Aujourd’hui à la tête de Décibels Productions, Pierre-Alexandre Vertadier a débuté sa carrière dans l’industrie musicale dans les années 1990. Une époque marquée de « tabous et de clichés » autour des artistes LGBTQI+. En 2024, il mesure le chemin accompli et celui qui reste à parcourir.
Par Chloé Consigny
Dans son catalogue, des artistes queers tels que Chloé ou Santa côtoient de grands noms du rap (Soprano, Ninho/Niska) et de la variété française (Alain Souchon, Benjamin Biolay ou encore Christophe Maé). Un grand écart que Pierre-Alexandre Vertadier revendique, aimant à dire que ses productions de concerts sont à l’image de la société. Pour sélectionner ses artistes, il s’emploie à mesurer leur potentiel scénique, via le nombre d’écoutes sur les plateformes et les réseaux sociaux, tout en prêtant une oreille attentive aux artistes plus confidentiels, à l’instar du groupe « nous étions une armée » qui vient de rejoindre son catalogue. Parmi ses étoiles, il compte Soprano, avec qui il a commencé en remplissant des salles de 1000 places, avant de conquérir les stades, ainsi que Ninho, qui a récemment rempli deux fois le Stade de France, tandis que Santa voit sa notoriété croître de façon fulgurante.
Opacité du rap
De la chanson populaire aux artistes pointus, en passant par le rap, il met en scène des univers parfois diamétralement opposés. Parmi les artistes qu’il accompagne, il concède que le rap lui pose « régulièrement des problèmes ». Il explique : « le rap a toujours été un monde opaque aux questions queers, pour des raisons culturelles. C’est une musique avec des codes et un langage propre. Dans ce secteur tout particulièrement il y a énormément de progrès à faire en termes de représentativité des diversités qu’il s’agisse des femmes ou des personnes LGBTQI+. » Néanmoins, les représentations évoluent, portées par des artistes telles qu’Aya Nakamura ou encore Yseult « deux femmes noires qui, avec leurs textes tranchants, ont affirmé leur diversité et sont parvenues à avoir une reconnaissance artistique ». Par ailleurs, le mouvement est enclenché dans une société qui évolue : ce qui n’était pas répréhensible par la loi il y a quelques années l’est désormais. « Un artiste peut se faire déprogrammer de tous les festivals parce qu’il a tenu des propos homophobes, sexistes ou violents.
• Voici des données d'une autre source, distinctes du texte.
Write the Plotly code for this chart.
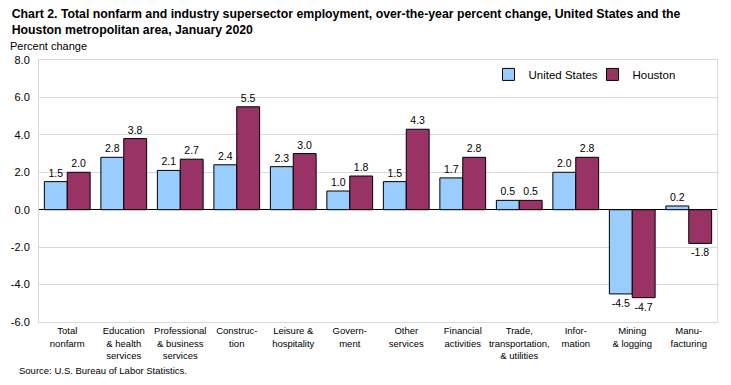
import plotly.graph_objects as go

categories = ["Total<br>nonfarm", "Education<br>& health<br>services", "Professional<br>& business<br>services",
              "Construc-<br>tion", "Leisure &<br>hospitality", "Govern-<br>ment", "Other<br>services",
              "Financial<br>activities", "Trade,<br>transportation,<br>& utilities", "Infor-<br>mation",
              "Mining<br>& logging", "Manu-<br>facturing"]
us_values = [1.5, 2.8, 2.1, 2.4, 2.3, 1.0, 1.5, 1.7, 0.5, 2.0, -4.5, 0.2]
houston_values = [2.0, 3.8, 2.7, 5.5, 3.0, 1.8, 4.3, 2.8, 0.5, 2.8, -4.7, -1.8]
tick_vals = [8, 6, 4, 2, 0, -2, -4, -6]
tick_text = ["8.0", "6.0", "4.0", "2.0", "0.0", "-2.0", "-4.0", "-6.0"]

def fmt(v):
    return f"{v:.1f}"

fig = go.Figure()
fig.add_trace(go.Bar(x=categories, y=us_values, name="United States",
                     marker=dict(color="#99CCFF", line=dict(color="black", width=1)),
                     text=[fmt(v) for v in us_values], textposition="outside",
                     textfont=dict(color="black", size=10.5), cliponaxis=False))
fig.add_trace(go.Bar(x=categories, y=houston_values, name="Houston",
                     marker=dict(color="#993366", line=dict(color="black", width=1)),
                     text=[fmt(v) for v in houston_values], textposition="outside",
                     textfont=dict(color="black", size=10.5), cliponaxis=False))

fig.update_layout(
    width=731, height=385,
    margin=dict(l=39, r=14, t=60, b=63, autoexpand=False),
    paper_bgcolor="white", plot_bgcolor="white",
    font=dict(family="Liberation Sans, Arial, sans-serif", size=10, color="black"),
    barmode="group", bargap=0.19, bargroupgap=0,
    title=dict(text="<b>Chart 2. Total nonfarm and industry supersector employment, over-the-year percent change, United States and the<br>Houston metropolitan area, January 2020</b>",
               x=0.016, xanchor="left", xref="container", y=0.954, yanchor="top", yref="container",
               font=dict(family="Liberation Sans Narrow, Arial Narrow, Liberation Sans, sans-serif", size=12.3, color="black")),
    legend=dict(orientation="h", x=0.663, y=0.945, xanchor="left", yanchor="middle",
                font=dict(size=11.5), bgcolor="rgba(0,0,0,0)", traceorder="normal",
                itemwidth=30, entrywidth=59),
    showlegend=True,
)
fig.update_xaxes(showgrid=False, tickfont=dict(size=9.5), ticks="", showline=True, linecolor="#D9D9D9",
                 mirror=True, tickangle=0, automargin=False)
fig.update_yaxes(range=[-6, 8], tickvals=tick_vals, ticktext=tick_text, showgrid=True, gridcolor="#D9D9D9",
                 zeroline=True, zerolinecolor="black", zerolinewidth=1, showline=True, linecolor="#D9D9D9",
                 mirror=True, tickfont=dict(size=11), ticks="", automargin=False, ticklabelstandoff=6)
fig.add_annotation(text="Percent change", xref="paper", yref="paper", x=-0.045, y=1.053,
                   xanchor="left", yanchor="middle", showarrow=False, font=dict(size=11))
fig.add_annotation(text="Source: U.S. Bureau of Labor Statistics.", xref="paper", yref="paper",
                   x=-0.033, y=-0.185, xanchor="left", yanchor="middle", showarrow=False, font=dict(size=9.5))
fig.write_html("out.html", config={"displayModeBar": False},
               post_script="document.body.style.margin='0';")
C’est désormais extrêmement regardé, les artistes ne peuvent plus tout se permettre ».
Changement de paradigme
En 2024, l’orientation affective des artistes qu’il accompagne n’est plus un sujet. Cependant, le chemin a été long dans une industrie qui a longtemps été baignée de clichés et de stéréotypes. Dans les années 90’ difficile pour un artiste masculin d’afficher une orientation affective autre qu’hétérosexuelle. Les artistes féminines queers, pour leur part, étaient totalement invisibilisées. « Pour des artistes qui ont aujourd’hui une trentaine d’années, faire état de son orientation affective, ne revêt pas des mêmes enjeux qu’il y a 30 ans. À l’époque, il a fallu attendre que George Michael se fasse choper dans les toilettes pour que ce soit officiel. Dans les années 1990, il y avait quelque chose de cliché dans la façon dont les artistes gays étaient présentés au monde. Les autres étaient invisibles, persuadés alors qu’être gay pouvait nuire à leur carrière ».
Une visibilité qui progresse à mesure que la société avance. Désormais, les codes ont changé et les jeunes talents refusent les étiquettes. « Je retrouve cela chez les artistes, mais également chez les personnes avec lesquelles je travaille. Il existe des artistes militants, mais la plupart s’emploient à brouiller les codes : nous avons désormais des artistes hétérosexuels qui s’emparent des codes queers. En 2024, la question de l’orientation affective ou de l’identité de genre définit de moins en moins les jeunes et donc encore moins les jeunes artistes ».
L’impact de #MeToo
À l’interne, l’industrie de la musique a elle aussi fait progressivement sa mue, avec davantage de femmes accédant à des fonctions managériales. La caricature de l’homme blanc, cis, quinqua et tout puissant aux postes de direction des maisons de disques n’est plus une réalité. « Les comportements machistes un peu scélérats qui étaient acceptés il y a 30 ans ne sont plus tolérés aujourd’hui », constate-t-il. Cela implique des changements, mais aussi des départs. S’il a été beaucoup suivi dans le monde du cinéma, le mouvement #MeToo ne s’est pas massivement répandu dans l’industrie de la musique. « Il y a eu, tout au plus, une petite étincelle », constate Pierre-Alexandre Vertadier. « Le plus important à mon sens est que cette étincelle a permis de prendre conscience de la nécessité d’un vrai changement de comportements dans le monde de la musique, sans pour autant entrer dans une grande chasse aux sorcières avec tout ce qu’elle peut comporter de profondément dangereux ».